After a slave uprising on Saint Domingue, the National Assembly reversed itself in September 1791, and restored the power of Colonial Assemblies to deny free blacks voting rights. Then, after new elections, a more radical Assembly reversed course again, and issued a decree in April 1792, that reiterated black citizenship. Note the change in tone and language.

 

                The National Assembly, in view of the fact that the enemies of the public whave used the minor disagreement s that have developed in the colonies to maintain their own power by raising the slaves in revolt, disrupting the forces of order, and dividing the citizens, whose unified effort is the only thing that can save their property from the horrors of fire and pillage;

                That this odious plot appears to be part of the conspiracies that have been hatched against the French nation and that have occurred simultaneously in the both hemispheres;     

                In view of the Assembly's hope that the love of all colonists have for the fatherland will allow them to forget the causes of their conflicts and the various wrongs done to all sides as a consequence, and that they will unreservedly devote themselves to reuniting openly and sincerely, which is the only thing that can stop the troubles that have affected them all and would allow them to enjoy  the advantages of a solid and lasting peace; it decrees that this is a matter of great urgency.
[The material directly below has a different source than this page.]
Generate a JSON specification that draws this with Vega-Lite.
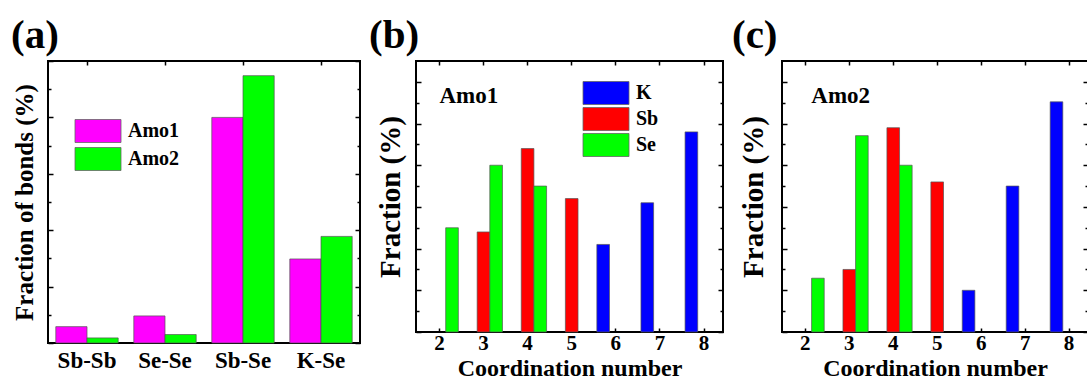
{
  "$schema": "https://vega.github.io/schema/vega-lite/v6.json",
  "padding": {"left": 10, "top": 14, "right": 0, "bottom": 0},
  "background": "white",
  "spacing": 6,
  "config": {
    "view": {"stroke": "#000", "strokeWidth": 2},
    "font": "Liberation Serif",
    "title": {"font": "Liberation Serif", "fontSize": 41, "fontWeight": "bold", "anchor": "start", "frame": "group", "offset": 3, "color": "#000"},
    "axis": {"domain": false, "grid": false, "tickColor": "#000", "tickWidth": 1.5, "labelFont": "Liberation Serif", "labelFontWeight": "bold", "labelColor": "#000", "titleFont": "Liberation Serif", "titleFontWeight": "bold", "titleColor": "#000"},
    "legend": {"labelFont": "Liberation Serif", "labelFontWeight": "bold", "labelFontSize": 20, "labelColor": "#000", "symbolType": "M-2,-1H2V1H-2Z", "symbolSize": 529, "symbolStrokeColor": "#666", "symbolStrokeWidth": 0.8, "labelOffset": 18, "rowPadding": -2, "title": null}
  },
  "datasets": {
    "bonds": [
      {"bond": "Sb-Sb", "sample": "Amo1", "fraction": 2.9},
      {"bond": "Sb-Sb", "sample": "Amo2", "fraction": 0.9},
      {"bond": "Se-Se", "sample": "Amo1", "fraction": 4.8},
      {"bond": "Se-Se", "sample": "Amo2", "fraction": 1.5},
      {"bond": "Sb-Se", "sample": "Amo1", "fraction": 40.0},
      {"bond": "Sb-Se", "sample": "Amo2", "fraction": 47.4},
      {"bond": "K-Se", "sample": "Amo1", "fraction": 14.9},
      {"bond": "K-Se", "sample": "Amo2", "fraction": 18.9}
    ],
    "amo1": [
      {"cn": 2, "element": "Se", "fraction": 25.0},
      {"cn": 3, "element": "Sb", "fraction": 24.0},
      {"cn": 3, "element": "Se", "fraction": 40.0},
      {"cn": 4, "element": "Sb", "fraction": 44.0},
      {"cn": 4, "element": "Se", "fraction": 35.0},
      {"cn": 5, "element": "Sb", "fraction": 32.0},
      {"cn": 6, "element": "K", "fraction": 21.0},
      {"cn": 7, "element": "K", "fraction": 31.0},
      {"cn": 8, "element": "K", "fraction": 48.0}
    ],
    "amo2": [
      {"cn": 2, "element": "Se", "fraction": 12.9},
      {"cn": 3, "element": "Sb", "fraction": 15.0},
      {"cn": 3, "element": "Se", "fraction": 47.1},
      {"cn": 4, "element": "Sb", "fraction": 49.0},
      {"cn": 4, "element": "Se", "fraction": 40.0},
      {"cn": 5, "element": "Sb", "fraction": 36.0},
      {"cn": 6, "element": "K", "fraction": 10.0},
      {"cn": 7, "element": "K", "fraction": 35.0},
      {"cn": 8, "element": "K", "fraction": 55.2}
    ],
    "lab1": [{"label": "Amo1"}],
    "lab2": [{"label": "Amo2"}]
  },
  "resolve": {"scale": {"x": "independent", "y": "independent", "xOffset": "independent", "color": "independent"}, "legend": {"color": "independent"}},
  "hconcat": [
    {
      "width": 312, "height": 282,
      "title": {"text": "(a)", "dx": -37},
      "data": {"name": "bonds"},
      "layer": [
        {
          "mark": {"type": "bar", "stroke": "#555", "strokeWidth": 0.7},
          "encoding": {
            "x": {"field": "bond", "type": "nominal", "sort": ["Sb-Sb", "Se-Se", "Sb-Se", "K-Se"], "scale": {"paddingInner": 0.2, "paddingOuter": 0.1},
                  "axis": {"orient": "bottom", "title": null, "labelAngle": 0, "labelFontSize": 23, "tickSize": -4, "labelPadding": 10}},
            "xOffset": {"field": "sample", "type": "nominal", "scale": {"domain": ["Amo1", "Amo2"]}},
            "y": {"field": "fraction", "type": "quantitative", "scale": {"domain": [0, 50], "nice": false},
                  "axis": {"orient": "left", "title": "Fraction of bonds (%)", "titleFontSize": 25, "labels": false, "values": [0, 5, 10, 15, 20, 25, 30, 35, 40, 45, 50],
                           "tickSize": {"condition": {"test": "datum.value % 10 === 0", "value": -5}, "value": -3}, "titlePadding": 10}},
            "color": {"field": "sample", "type": "nominal", "scale": {"domain": ["Amo1", "Amo2"], "range": ["#ff00ff", "#00ff00"]},
                      "legend": {"orient": "none", "legendX": 38, "legendY": 58, "rowPadding": 0}}
          }
        },
        {
          "mark": {"type": "bar", "opacity": 0},
          "encoding": {
            "x": {"field": "bond", "type": "nominal", "sort": ["Sb-Sb", "Se-Se", "Sb-Se", "K-Se"],
                  "axis": {"orient": "top", "title": null, "labels": false, "tickSize": -4}},
            "xOffset": {"field": "sample", "type": "nominal"},
            "y": {"field": "fraction", "type": "quantitative",
                  "axis": {"orient": "right", "title": null, "labels": false, "values": [0, 5, 10, 15, 20, 25, 30, 35, 40, 45, 50],
                           "tickSize": {"condition": {"test": "datum.value % 10 === 0", "value": -5}, "value": -3}}}
          }
        }
      ],
      "resolve": {"axis": {"x": "independent", "y": "independent"}}
    },
    {
      "width": 307, "height": 271,
      "title": {"text": "(b)", "dx": -47},
      "data": {"name": "amo1"},
      "layer": [
        {
          "mark": {"type": "bar", "stroke": "#555", "strokeWidth": 0.7},
          "encoding": {
            "x": {"field": "cn", "type": "ordinal", "scale": {"domain": [2, 3, 4, 5, 6, 7, 8], "paddingInner": 0.14, "paddingOuter": 0.05, "align": 1},
                  "axis": {"orient": "bottom", "title": "Coordination number", "titleFontSize": 24, "titlePadding": 3, "labelAngle": 0, "labelFontSize": 21, "tickSize": -4, "labelPadding": 4}},
            "xOffset": {"field": "element", "type": "nominal", "scale": {"domain": ["K", "Sb", "Se"]}},
            "y": {"field": "fraction", "type": "quantitative", "scale": {"domain": [0, 65], "nice": false},
                  "axis": {"orient": "left", "title": "Fraction (%)", "titleFontSize": 29, "labels": false, "values": [0, 5, 10, 15, 20, 25, 30, 35, 40, 45, 50, 55, 60],
                           "tickSize": {"condition": {"test": "datum.value % 10 === 0", "value": -5}, "value": -3}, "titlePadding": 10}},
            "color": {"field": "element", "type": "nominal", "scale": {"domain": ["K", "Sb", "Se"], "range": ["#0000ff", "#ff0000", "#00ff00"]},
                      "legend": {"orient": "none", "legendX": 178, "legendY": 20}}
          }
        },
        {
          "mark": {"type": "bar", "opacity": 0},
          "encoding": {
            "x": {"field": "cn", "type": "ordinal", "axis": {"orient": "top", "title": null, "labels": false, "tickSize": -4}},
            "xOffset": {"field": "element", "type": "nominal"},
            "y": {"field": "fraction", "type": "quantitative",
                  "axis": {"orient": "right", "title": null, "labels": false, "values": [0, 5, 10, 15, 20, 25, 30, 35, 40, 45, 50, 55, 60],
                           "tickSize": {"condition": {"test": "datum.value % 10 === 0", "value": -5}, "value": -3}}}
          }
        },
        {
          "data": {"name": "lab1"},
          "mark": {"type": "text", "align": "left", "baseline": "alphabetic", "font": "Liberation Serif", "fontWeight": "bold", "fontSize": 23, "color": "#000"},
          "encoding": {
            "x": {"datum": 2, "type": "ordinal", "axis": null},
            "y": {"datum": 55, "type": "quantitative", "axis": null},
            "text": {"field": "label"}
          }
        }
      ],
      "resolve": {"axis": {"x": "independent", "y": "independent"}}
    },
    {
      "width": 306, "height": 271,
      "title": {"text": "(c)", "dx": -50},
      "data": {"name": "amo2"},
      "layer": [
        {
          "mark": {"type": "bar", "stroke": "#555", "strokeWidth": 0.7},
          "encoding": {
            "x": {"field": "cn", "type": "ordinal", "scale": {"domain": [2, 3, 4, 5, 6, 7, 8], "paddingInner": 0.14, "paddingOuter": 0.05, "align": 1},
                  "axis": {"orient": "bottom", "title": "Coordination number", "titleFontSize": 24, "titlePadding": 3, "labelAngle": 0, "labelFontSize": 21, "tickSize": -4, "labelPadding": 4}},
            "xOffset": {"field": "element", "type": "nominal", "scale": {"domain": ["K", "Sb", "Se"]}},
            "y": {"field": "fraction", "type": "quantitative", "scale": {"domain": [0, 65], "nice": false},
                  "axis": {"orient": "left", "title": "Fraction (%)", "titleFontSize": 29, "labels": false, "values": [0, 5, 10, 15, 20, 25, 30, 35, 40, 45, 50, 55, 60],
                           "tickSize": {"condition": {"test": "datum.value % 10 === 0", "value": -5}, "value": -3}, "titlePadding": 13}},
            "color": {"field": "element", "type": "nominal", "scale": {"domain": ["K", "Sb", "Se"], "range": ["#0000ff", "#ff0000", "#00ff00"]}, "legend": null}
          }
        },
        {
          "mark": {"type": "bar", "opacity": 0},
          "encoding": {
            "x": {"field": "cn", "type": "ordinal", "axis": {"orient": "top", "title": null, "labels": false, "tickSize": -4}},
            "xOffset": {"field": "element", "type": "nominal"},
            "y": {"field": "fraction", "type": "quantitative",
                  "axis": {"orient": "right", "title": null, "labels": false, "values": [0, 5, 10, 15, 20, 25, 30, 35, 40, 45, 50, 55, 60],
                           "tickSize": {"condition": {"test": "datum.value % 10 === 0", "value": -5}, "value": -3}}}
          }
        },
        {
          "data": {"name": "lab2"},
          "mark": {"type": "text", "align": "left", "baseline": "alphabetic", "font": "Liberation Serif", "fontWeight": "bold", "fontSize": 23, "color": "#000", "dx": 6},
          "encoding": {
            "x": {"datum": 2, "type": "ordinal", "axis": null},
            "y": {"datum": 55, "type": "quantitative", "axis": null},
            "text": {"field": "label"}
          }
        }
      ],
      "resolve": {"axis": {"x": "independent", "y": "independent"}}
    }
  ]
}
                The National Assembly recognizes and proclaims that the free blacks and men of color, as well as the white colonists, should enjoy equality in political rights. And, after having proclaimed the urgency of this situation, decrees the following:

               

                . . . The free blacks and men of color will be admitted as voters in all the parish assemblies and will be eligible for all offices, as long as they meet the conditions prescribed by Article IV of the March 28 [1790] Instruction.